Montrer le corps, c’est encore ne rien dire, c’est comme poser des taches de peinture sur l’obscur. Car ce qu’on appelle le présent demeure toujours ce qui nous précède. Il arrive cependant que le corps parle. Par « accident ». Encore faut-il qu’une écrivaine (Maud Franklin et celle qui se cache derrière) s’en empare, mettant à distance sa propre complexion. L’auteure, dans ce texte intime comme dans son travail scénique et plastique, sort des images où nous croyons toucher la vie et qui ne constituent que la forme rassurante qui nous confond avec l’ombre d’où nous venons en son coton hydrophile. La créatrice secoue le visible. Sur la sciure d’une piste comme sur le papier, des seuils de déchirures se dessinent. Et si l’art ne sauve pas toujours, grâce à l’auteure il retient pour nous permettre de comprendre ce qu’on ne soupçonne pas forcément dans la coulée de l’existence. L’ariste évoque la douleur, le plaisir, la pensée, le monde qui sans ce corps ne serait qu’un « innannulable moindre » (Beckett)
Par effet de diverses surfaces, Maud Franklin rentre dans l’organique en un « roman » qui n’est pas celui des choses mais celui de la vie et à la limite de l’image. Là où il faut continuer de chercher, là où l’artiste fut forcée de se perdre avant de se retrouver. Elle alla à perte de vie dans un cloaque de formes possibles même si encore aucune ne s’en détachait vraiment. Ce fut soudain, comme à la surface de l’eau lorsque coule le miroitement perpétuel des reflets, les traces indicibles. Il y eut ensuite persistance d’un filet d’abord puis d’un fleuve qui enfle. Mais avant de remonter dans la présence, il y eut des aspérités, des doutes, des angoisses du corps réduit à sa viande.
C’est pourquoi à travers l’art comme l’écriture Aurélie Denis (aka Maud franklin) dit et montre beaucoup. On sent combien elle a dû s’arc-bouter, marcher face contre terre, fouiller, se reforger pour une régénération, reprendre à la fois corps et prendre le corps — ou se laisser envahir par lui — afin que de la vue et de la vie reviennent dans le seul grand livre ouvert où les pages sont encore blanches au sortir de la nuit. La plasticienne invente à partir de ce livre sous pseudonyme le seul livre possible et qui serait “écrit” par tout ce qui se défait. Des images fanées remontent peu à peu. Surprise par l’hiver en plein printemps et en sursis de vie, la peine de mort était là heureusement pas contumace, l’auteure ne sacrifie pas le “groove” car elle a dû pénétrer le monde imprévu du “growl”. L’accident y mangea les joies de la lumière et soudain l’harmonie du monde bascula, zèbrant la chair.

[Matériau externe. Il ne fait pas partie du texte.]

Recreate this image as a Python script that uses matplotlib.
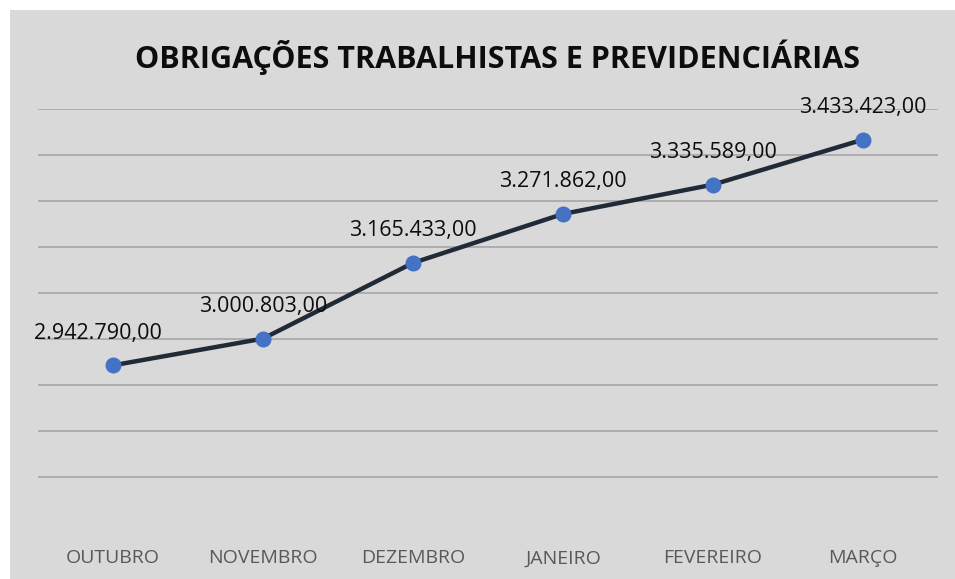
"""Obrigações trabalhistas e previdenciárias - line chart."""

import matplotlib

matplotlib.use("Agg")
import matplotlib.pyplot as plt

months = ["OUTUBRO", "NOVEMBRO", "DEZEMBRO", "JANEIRO", "FEVEREIRO", "MARÇO"]
values = [2942790.00, 3000803.00, 3165433.00, 3271862.00, 3335589.00, 3433423.00]
grid_ticks = [2700000, 2800000, 2900000, 3000000, 3100000, 3200000, 3300000, 3400000, 3500000]


def fmt_br(v):
    s = f"{v:,.2f}"
    return s.replace(",", "X").replace(".", ",").replace("X", ".")


def main() -> None:
    plt.rcParams["font.family"] = ["Open Sans", "DejaVu Sans"]

    fig = plt.figure(figsize=(9.55, 5.79), dpi=100)
    fig.patch.set_facecolor("white")
    # gray chart area
    bg = fig.add_axes([10 / 955, 0, 945 / 955, 569 / 579])
    bg.set_facecolor("#d9d9d9")
    bg.set_xticks([])
    bg.set_yticks([])
    for s in bg.spines.values():
        s.set_visible(False)

    ax = fig.add_axes([38 / 955, 1 - 523 / 579, 900 / 955, 414 / 579])
    ax.set_facecolor("none")
    x = range(len(months))
    ax.plot(x, values, color="#212b38", linewidth=3.2, marker="o",
            markersize=10.5, markerfacecolor="#4472c4", markeredgecolor="#4472c4",
            zorder=3, solid_capstyle="round")

    for i, v in enumerate(values):
        dx = -11 if i == 0 else 0
        ax.annotate(fmt_br(v), (i, v), xytext=(dx, 23), textcoords="offset points",
                    ha="center", va="center", fontsize=15.5, color="#0d0d0d")

    ax.set_xlim(-0.5, len(months) - 0.5)
    ax.set_ylim(2600000, 3500000)
    ax.set_yticks(grid_ticks)
    ax.set_yticklabels([])
    ax.tick_params(axis="y", length=0)
    ax.grid(axis="y", color="#a6a6a6", linewidth=1.2)
    ax.set_axisbelow(True)
    ax.set_xticks(list(x))
    ax.set_xticklabels(months, fontsize=14, color="#595959")
    ax.tick_params(axis="x", length=0, pad=19)
    for s in ax.spines.values():
        s.set_visible(False)

    fig.text(497 / 955, 1 - 57 / 579, "OBRIGAÇÕES TRABALHISTAS E PREVIDENCIÁRIAS",
             ha="center", va="center", fontsize=22, fontweight="bold", color="#0d0d0d")

    fig.savefig("out.png", dpi=100)
    plt.close(fig)


if __name__ == "__main__":
    main()
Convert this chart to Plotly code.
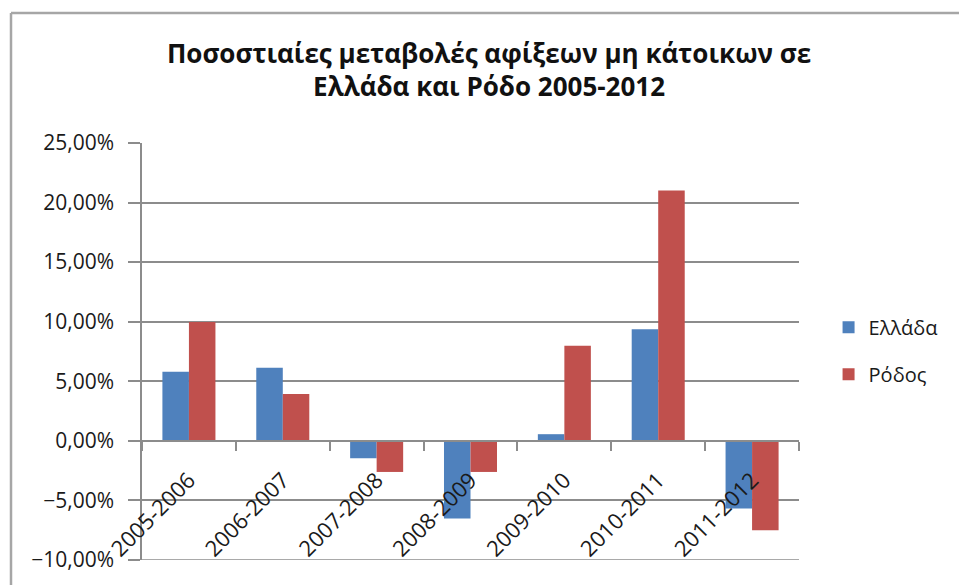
import plotly.graph_objects as go

# Annual change in non-resident arrivals (fractions)
periods = ["2005-2006", "2006-2007", "2007-2008", "2008-2009",
           "2009-2010", "2010-2011", "2011-2012"]
greece = [0.0579, 0.0613, -0.0146, -0.0652, 0.0056, 0.0936, -0.0568]
rhodes = [0.0997, 0.0394, -0.0261, -0.0261, 0.0798, 0.2102, -0.0750]

BLUE = "#4F81BD"
RED = "#C0504D"
GRID = "#8C8C8C"
FONT = "'Open Sans', 'Noto Sans', sans-serif"
TXT = "#1a1a1a"

fig = go.Figure()
fig.add_trace(go.Bar(x=periods, y=greece, name="Ελλάδα", marker_color=BLUE,
                     marker_line_width=0, legendgroup="g1"))
fig.add_trace(go.Bar(x=periods, y=rhodes, name="Ρόδος", marker_color=RED,
                     marker_line_width=0, legendgroup="g2"))

W, H = 959, 585
L, R, T, B = 142, 160, 143, 25
PW, PH = W - L - R, H - T - B

fig.update_layout(
    width=W, height=H,
    margin=dict(l=L, r=R, t=T, b=B, pad=0),
    paper_bgcolor="white", plot_bgcolor="white",
    separators=",.",
    barmode="group", bargap=0.435, bargroupgap=0,
    font=dict(family=FONT, size=20, color=TXT),
    title=dict(
        text="<b>Ποσοστιαίες μεταβολές αφίξεων μη κάτοικων σε<br>Ελλάδα και Ρόδο 2005-2012</b>",
        x=0.51, xanchor="center", xref="container",
        y=0.893, yanchor="top", yref="container",
        font=dict(family=FONT, size=26, color="#111111"),
    ),
    legend=dict(
        x=1.045, xanchor="left", y=0.605, yanchor="top",
        font=dict(family=FONT, size=20, color=TXT),
        traceorder="grouped", tracegroupgap=18,
        itemwidth=30, bgcolor="rgba(0,0,0,0)",
    ),
    yaxis=dict(
        range=[-0.10, 0.25], dtick=0.05, tick0=0,
        tickformat=".2%",
        showgrid=True, gridcolor=GRID, gridwidth=1.5,
        zeroline=False,
        showline=True, linecolor=GRID, linewidth=1.5,
        ticks="outside", ticklen=12, tickcolor=GRID, tickwidth=1.5,
        ticklabelstandoff=10,
        tickfont=dict(family=FONT, size=21, color=TXT),
    ),
    xaxis=dict(
        type="category",
        anchor="free", position=10 / 35,
        showline=True, linecolor=GRID, linewidth=1.5,
        ticks="outside", tickson="boundaries", ticklen=9,
        tickcolor=GRID, tickwidth=1.5,
        tickangle=-45, showgrid=False,
        ticklabelstandoff=17,
        tickfont=dict(family=FONT, size=22, color=TXT),
    ),
)

# Bottom gridline at the lower end of the value range
fig.add_shape(type="line", xref="paper", yref="y",
              x0=0, x1=1, y0=-0.10, y1=-0.10,
              line=dict(color=GRID, width=1.5), layer="below")

# Chart frame: top and left edges
frame = "#A6A6A6"
fx = (11 - L) / PW
fy = (H - B - 13) / PH
fig.add_shape(type="line", xref="paper", yref="paper",
              x0=fx, x1=(W - L) / PW, y0=fy, y1=fy,
              line=dict(color=frame, width=2.5))
fig.add_shape(type="line", xref="paper", yref="paper",
              x0=fx, x1=fx, y0=-B / PH, y1=fy,
              line=dict(color=frame, width=2.5))

fig.write_html("out.html")
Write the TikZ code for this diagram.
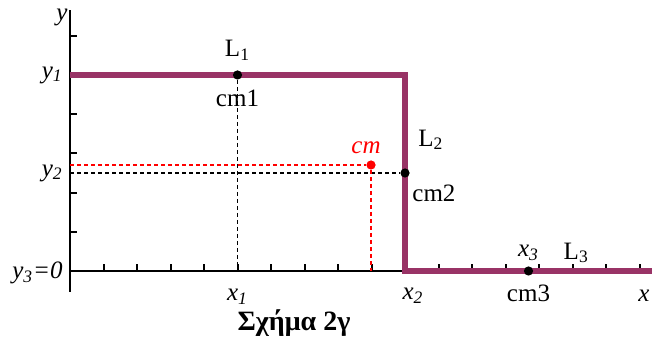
\documentclass[tikz,border=0pt]{standalone}
\usepackage{fontspec}
\setmainfont{Liberation Serif}
\usetikzlibrary{positioning}
\definecolor{rodpurple}{RGB}{153,51,102}
\definecolor{cmred}{RGB}{255,0,0}
\tikzset{
  axis/.style={
    line width=1.4pt
  },
  ticmark/.style={
    line width=1pt
  },
  rod/.style={
    draw=rodpurple,
    line width=3pt,
    line join=miter
  },
  guide/.style={
    dash pattern=on 2.2pt off 1.3pt,
    line width=0.75pt
  },
  masspoint/.style={
    circle,
    fill,
    inner sep=0pt,
    minimum size=4.6pt
  },
  lbl/.style={
    font=\fontsize{12.5}{14}\selectfont,
    inner sep=1pt
  }
}

\begin{document}
\begin{tikzpicture}[x=0.5pt,y=0.5pt]
\useasboundingbox (-70,-76) rectangle (582,271);

\coordinate (O) at (0,0);
\coordinate (ytop) at (0,261);
\coordinate (ybot) at (0,-21);
\coordinate (xend) at (582,0);

% axes and tick marks
\draw[axis] (ybot) -- (ytop);
\draw[axis] (O) -- (xend);
\foreach \k in {1,...,6}
  \draw[ticmark] (0,\k*39.2) -- ++(7,0);
\foreach \k in {1,...,17}
  \draw[ticmark] (\k*33.5,0) -- ++(0,7);

% the bent rod
\coordinate (A) at (0,196);
\coordinate (B) at (335,196);
\coordinate (C) at (335,0);
\draw[rod] (A) -- (B) -- (C) -- (xend);

\node[masspoint] (cm1) at (167.5,196) {};
\node[masspoint] (cm2) at (335,98) {};
\node[masspoint] (cm3) at (458.5,0) {};
\node[masspoint, cmred] (cm) at (301,106) {};

\draw[guide] (cm1) -- (cm1 |- O);
\draw[guide] (cm2 -| O) -- (cm2);
\draw[guide, cmred] (cm -| O) -- (cm) -- (cm |- O);

\node[lbl, above=3.5pt of cm1] (L1) {L\textsubscript{1}};
\node[lbl, below=4pt of cm1] (cm1lab) {cm1};
\node[lbl, right=3pt of cm2, yshift=16.5pt] (L2) {L\textsubscript{2}};
\node[lbl, right=0pt of cm2, yshift=-10pt] (cm2lab) {cm2};
\node[lbl, below=3.5pt of cm3] (cm3lab) {cm3};
\node[lbl, above=1.5pt of cm3] (x3) {\textit{x\textsubscript{3}}};
\node[lbl, right=10pt of x3] (L3) {L\textsubscript{3}};
\node[lbl, cmred, above=1.8pt of cm, xshift=-2.5pt] (cmlab) {\textit{cm}};

\node[lbl] (ylab) at (-8,254) {\textit{y}};
\node[lbl, anchor=east] (y1) at (-5,196) {\textit{y\textsubscript{1}}};
\node[lbl, anchor=east] (y2) at (-5,98) {\textit{y\textsubscript{2}}};
\node[lbl, anchor=east] (y3) at (-5,-2) {\textit{y\textsubscript{3}=0}};
\node[lbl] (x1) at (167.5,-26) {\textit{x\textsubscript{1}}};
\node[lbl] (x2) at (343,-25) {\textit{x\textsubscript{2}}};
\node[lbl] (xlab) at (574,-25) {\textit{x}};

\node[anchor=base, font=\fontsize{14}{16}\selectfont\bfseries] (title) at (224,-60) {Σχήμα 2γ};

\end{tikzpicture}
\end{document}
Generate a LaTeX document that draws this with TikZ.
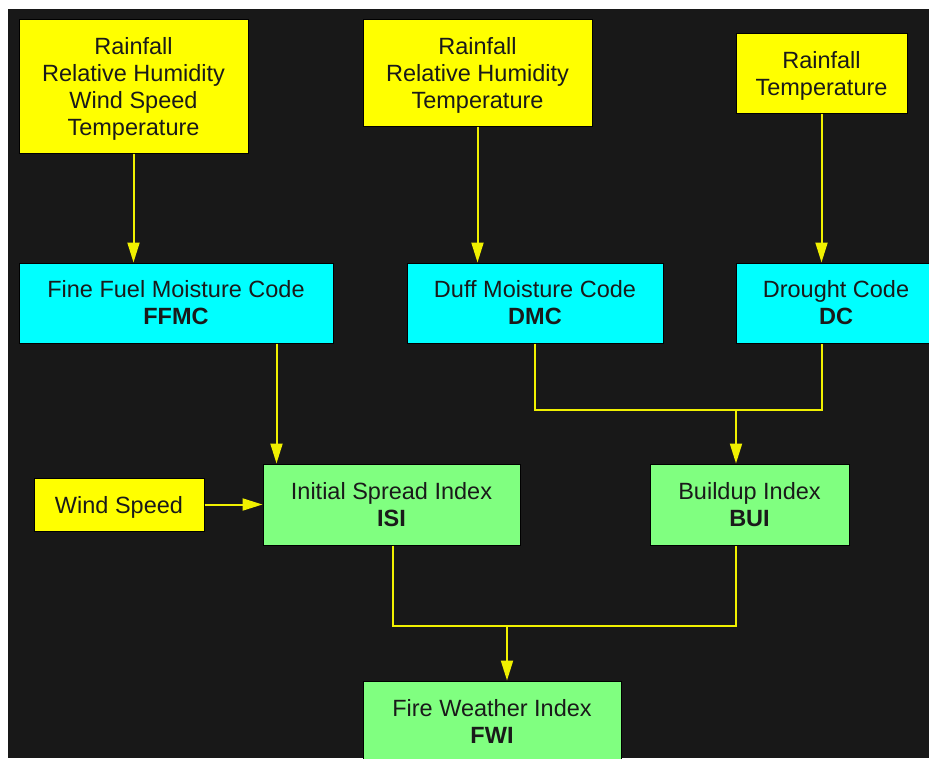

La perte de repères créa sans le vouloir une oeuvre d’aveux où émerge une sorte d’abandon pour prendre au dépourvu le corps tellurique et ailé. Plus que de le pénétrer, il s’agit d’élargir son mystère en une lascivité et une obscénité qui arrachent à ces termes ce qu’on entend par là. Ce n’est plus du fantasme qui vient butter dessus. Aurélie Denis réveille par l’organique une inquiétude quasi métaphysique en un saisissement qui éloigne tout artifice. D’où un univers intime, large, un tempo qui parfois “saute” comme un disque microsillon sautait en boucle en un accident de parcours. Pas de clinquants visuels, pas de docilités aux effets. Juste une forme d’aporie, de retenue. Avec au bout de la « route » (du moins une autre), une promesse de Paradis ici bas, ici-même.
Aurélie Denis sait désormais que l’absence d’image rend plus incertain à soi-même. Chaque vie s’écrit à travers les images. L’artiste en connaît le poids au prix d’une lucidité paradoxale et du plus grand « égarement » fortuit. Il convenait d’en tirer les conséquences. Tout ce qu’on peut dire, c’est que désormais l’artiste poursuit son cheminement en une incertitude de chemins. Elle la laisse venir à elle tout en la provoquant et en effaçant l’écume des apparences, les peaux. L’image après le texte est devenue une chair vivante dont Encres prouvent le souffle et le gouffre figural. Surgit parfois une opacité au bord de l’illisible. C’est le charme d’une impalpable caresse qui en trouant le réel donne une autre manière d’être face au passage du temps.
jean-paul gavard-perret
Maud Franklin, Le Taxi, dessin de Nathalie Trovato, Editions Esperluète, 120 p. — 16,50 €, Noville sur Méhaigne,
Belgique. Aurélie Denis, Encres, Editions Derrière la salle de bains, Rouen, 2014, 10,00 €.